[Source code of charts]
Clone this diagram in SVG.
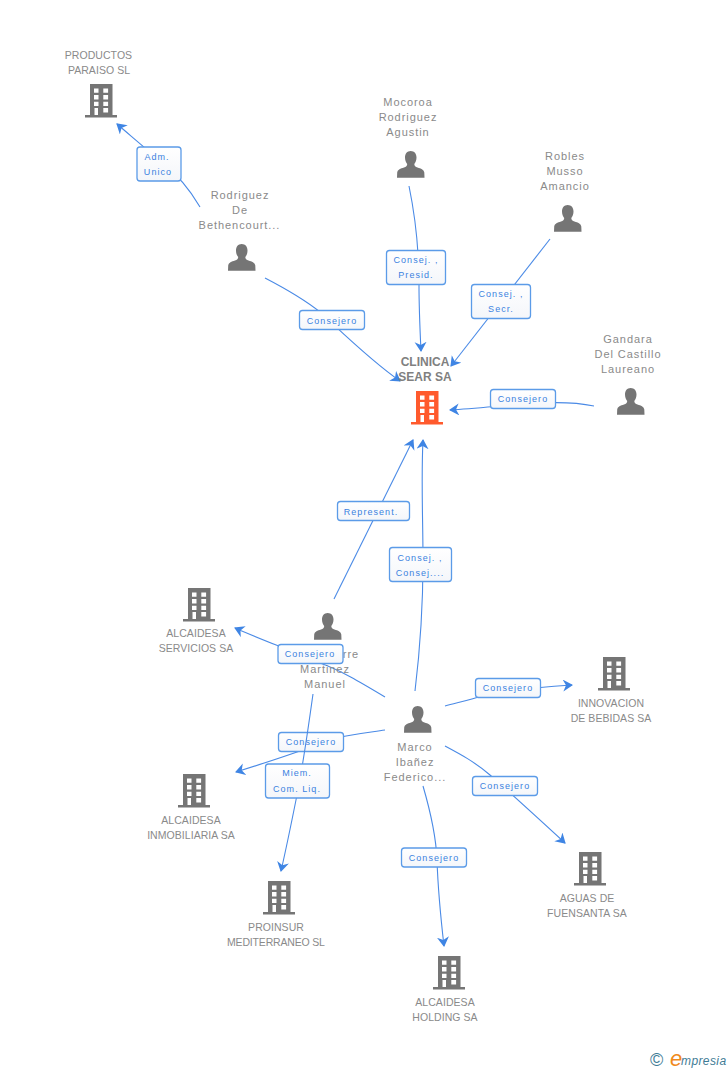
<svg xmlns="http://www.w3.org/2000/svg" width="728" height="1070" viewBox="0 0 728 1070">
<style>
text{font-family:"Liberation Sans",Arial,sans-serif}
.n{font-size:11px;fill:#8a8a8a;text-anchor:middle}
.p{letter-spacing:.95px}
.c{letter-spacing:.05px;font-size:10.5px}
.m{font-size:12px;font-weight:700;fill:#808080;text-anchor:middle}
.l{font-size:9px;fill:#3b82e0;text-anchor:middle;letter-spacing:1.05px}
.b{fill:url(#g);stroke:#5b9be8;stroke-width:1.3}
.e{fill:none;stroke:#4a8ae6;stroke-width:1.1}
</style>
<defs>
<linearGradient id="g" x1="0" y1="0" x2="0" y2="1"><stop offset="0" stop-color="#fff"/><stop offset="1" stop-color="#f4f6fa"/></linearGradient>
<marker id="a" markerUnits="userSpaceOnUse" markerWidth="14" markerHeight="14" refX="9" refY="6" orient="auto"><path d="M0 0L10 6L0 12L3 6Z" fill="#3f85e4"/></marker>
<symbol id="bld" overflow="visible"><path fill="currentColor" d="M5 0H27.500V31H32V33.500H0V31H5Z"/><path fill="#fff" d="M9 4.500h4.500v4.300H9zM18.300 4.500h4.800v4.300h-4.800zM9 11h4.500v4.400H9zM18.300 11h4.800v4.400h-4.800zM9 17.700h4.500v4.300H9zM18.300 17.700h4.800v4.300h-4.800zM9.500 24h3.500v7H9.500zM18.300 24h4.800v4.500h-4.800z"/></symbol>
<symbol id="per" overflow="visible"><path fill="#757575" d="M13.700 0C17.300 0 19.500 2.800 19.500 6.500C19.500 9.500 18.500 11.500 17.300 13C17.300 15 18.500 15.800 20.500 16.500C24 17.700 26.800 18.500 27.300 21.500L27.500 26.700H0L.2 21.500C.7 18.500 3.500 17.700 7 16.500C9 15.800 10.200 15 10.200 13C9 11.500 8 9.500 8 6.500C8 2.800 10.100 0 13.700 0Z"/></symbol>
</defs>
<g id="connectors">
<path class="e" marker-end="url(#a)" d="M200 207C190 190 178 175 163 164C148 150 132 137 117 124"/>
<path class="e" marker-end="url(#a)" d="M265 278C290 291 305 300 320 312C345 335 370 360 400 381"/>
<path class="e" marker-end="url(#a)" d="M409 186C416 220 419 250 419 285C419 310 420 330 421 351"/>
<path class="e" marker-end="url(#a)" d="M550 239L451 366"/>
<path class="e" marker-end="url(#a)" d="M594 406C575 402 560 402 540 403C510 405 480 408 450 410"/>
<path class="e" marker-end="url(#a)" d="M334 599L413 440"/>
<path class="e" marker-end="url(#a)" d="M415 691C420 650 423 610 423 560C423 520 421 480 423 440"/>
<path class="e" marker-end="url(#a)" d="M385 697C360 682 340 670 320 663C290 650 262 640 235 628"/>
<path class="e" marker-end="url(#a)" d="M445 706C460 702 470 700 485 695C510 690 540 687 572 685"/>
<path class="e" marker-end="url(#a)" d="M385 730C365 733 350 735 335 738C300 752 268 762 236 772"/>
<path class="e" marker-end="url(#a)" d="M445 746C460 754 475 762 490 775C515 797 540 820 565 843"/>
<path class="e" marker-end="url(#a)" d="M423 786C430 810 436 835 437 860C438 890 441 920 444 946"/>
</g>
<g id="n-productos" color="#757575"><use href="#bld" x="85" y="84"/><text class="n c" x="98.500" y="59">PRODUCTOS</text><text class="n c" x="99" y="74">PARAISO SL</text></g>
<g id="n-clinica" color="#ff5a2d"><use href="#bld" x="411" y="391"/><text class="m" x="425" y="366">CLINICA</text><text class="m" x="425" y="381">SEAR SA</text></g>
<g id="n-servicios" color="#757575"><use href="#bld" x="183" y="588"/><text class="n c" x="196" y="637">ALCAIDESA</text><text class="n c" x="196" y="652">SERVICIOS SA</text></g>
<g id="n-innovacion" color="#757575"><use href="#bld" x="598" y="657"/><text class="n c" x="611" y="707">INNOVACION</text><text class="n c" x="611" y="722">DE BEBIDAS SA</text></g>
<g id="n-inmobiliaria" color="#757575"><use href="#bld" x="178" y="774"/><text class="n c" x="191" y="824">ALCAIDESA</text><text class="n c" x="191" y="839">INMOBILIARIA SA</text></g>
<g id="n-proinsur" color="#757575"><use href="#bld" x="263" y="881"/><text class="n c" x="276" y="931">PROINSUR</text><text class="n c" x="276" y="946" textLength="98">MEDITERRANEO SL</text></g>
<g id="n-aguas" color="#757575"><use href="#bld" x="574" y="852"/><text class="n c" x="587" y="902">AGUAS DE</text><text class="n c" x="587" y="917">FUENSANTA SA</text></g>
<g id="n-holding" color="#757575"><use href="#bld" x="433" y="956"/><text class="n c" x="445" y="1006">ALCAIDESA</text><text class="n c" x="445" y="1021">HOLDING SA</text></g>
<g id="n-rodriguez"><use href="#per" x="228" y="244"/><text class="n p" x="240" y="199">Rodriguez</text><text class="n p" x="240" y="214">De</text><text class="n p" x="239.500" y="229">Bethencourt...</text></g>
<g id="n-mocoroa"><use href="#per" x="397" y="151"/><text class="n p" x="408" y="106">Mocoroa</text><text class="n p" x="408" y="121">Rodriguez</text><text class="n p" x="408" y="136">Agustin</text></g>
<g id="n-robles"><use href="#per" x="554" y="205"/><text class="n p" x="565" y="160">Robles</text><text class="n p" x="565" y="175">Musso</text><text class="n p" x="565" y="190">Amancio</text></g>
<g id="n-gandara"><use href="#per" x="617" y="388"/><text class="n p" x="628" y="343">Gandara</text><text class="n p" x="628" y="358">Del Castillo</text><text class="n p" x="628" y="373">Laureano</text></g>
<g id="n-manuel"><use href="#per" x="314" y="613"/><text class="n p" x="351" y="658">rre</text><text class="n p" x="325" y="673">Martinez</text><text class="n p" x="325" y="688">Manuel</text></g>
<g id="n-marco"><use href="#per" x="404" y="706"/><text class="n p" x="415" y="751">Marco</text><text class="n p" x="415" y="766">Ibañez</text><text class="n p" x="415" y="781">Federico...</text></g>
<g id="label-under"><rect class="b" x="278.500" y="732.500" width="65" height="19" rx="3"/><text class="l" x="311" y="745">Consejero</text></g>
<g id="connector-over"><path class="e" marker-end="url(#a)" d="M313 694C308 730 303 765 297 795C292 820 287 845 281 871"/></g>
<g id="labels">
<g><rect class="b" x="137" y="147" width="44" height="34" rx="3"/><text class="l" x="157" y="160">Adm.</text><text class="l" x="158" y="175">Unico</text></g>
<g><rect class="b" x="299.500" y="310.500" width="65" height="19" rx="3"/><text class="l" x="332" y="324">Consejero</text></g>
<g><rect class="b" x="386.500" y="250.500" width="59" height="34" rx="3"/><text class="l" x="416" y="263">Consej. ,</text><text class="l" x="416" y="278">Presid.</text></g>
<g><rect class="b" x="471.500" y="284.500" width="59" height="34" rx="3"/><text class="l" x="501" y="297">Consej. ,</text><text class="l" x="501" y="312">Secr.</text></g>
<g><rect class="b" x="490.500" y="389.500" width="65" height="19" rx="3"/><text class="l" x="523" y="402">Consejero</text></g>
<g><rect class="b" x="337.500" y="501.500" width="72" height="19" rx="3"/><text class="l" x="371" y="515">Represent.</text></g>
<g><rect class="b" x="389.500" y="547.500" width="62" height="34" rx="3"/><text class="l" x="420" y="561">Consej. ,</text><text class="l" x="420" y="576">Consej....</text></g>
<g><rect class="b" x="278" y="644.500" width="65" height="19" rx="3"/><text class="l" x="310" y="657">Consejero</text></g>
<g><rect class="b" x="265.500" y="764" width="64" height="34" rx="3"/><text class="l" x="297" y="776">Miem.</text><text class="l" x="297" y="792">Com. Liq.</text></g>
<g><rect class="b" x="475.500" y="678.500" width="65" height="19" rx="3"/><text class="l" x="508" y="691">Consejero</text></g>
<g><rect class="b" x="472.500" y="776.500" width="65" height="19" rx="3"/><text class="l" x="505" y="789">Consejero</text></g>
<g><rect class="b" x="401.500" y="848" width="65" height="19" rx="3"/><text class="l" x="434" y="861">Consejero</text></g>
</g>
<g id="logo"><text x="650" y="1066" font-size="18" fill="#3f7c96">©</text><text x="670" y="1066" font-size="22" font-style="italic" fill="#f08a1d">e</text><text x="681" y="1065" font-size="12" font-style="italic" fill="#3f7c96" letter-spacing=".4">mpresia</text></g>
</svg>
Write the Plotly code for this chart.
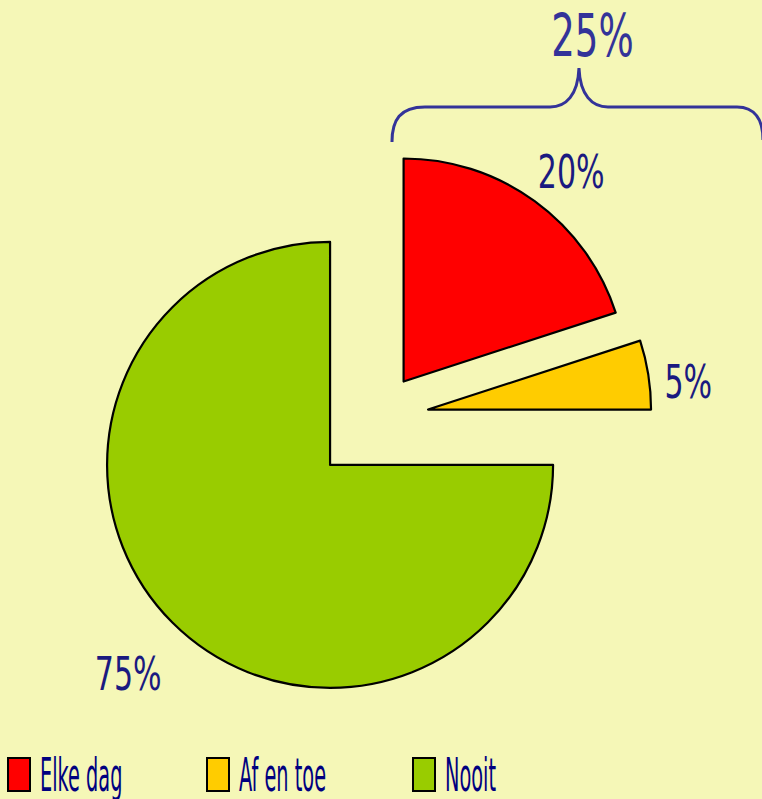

▸ **Set exercise**
Copy all lines from the material that hold "this".

▸ **Task solution**
Clone this diagram in SVG.
Write the Plotly code for this chart.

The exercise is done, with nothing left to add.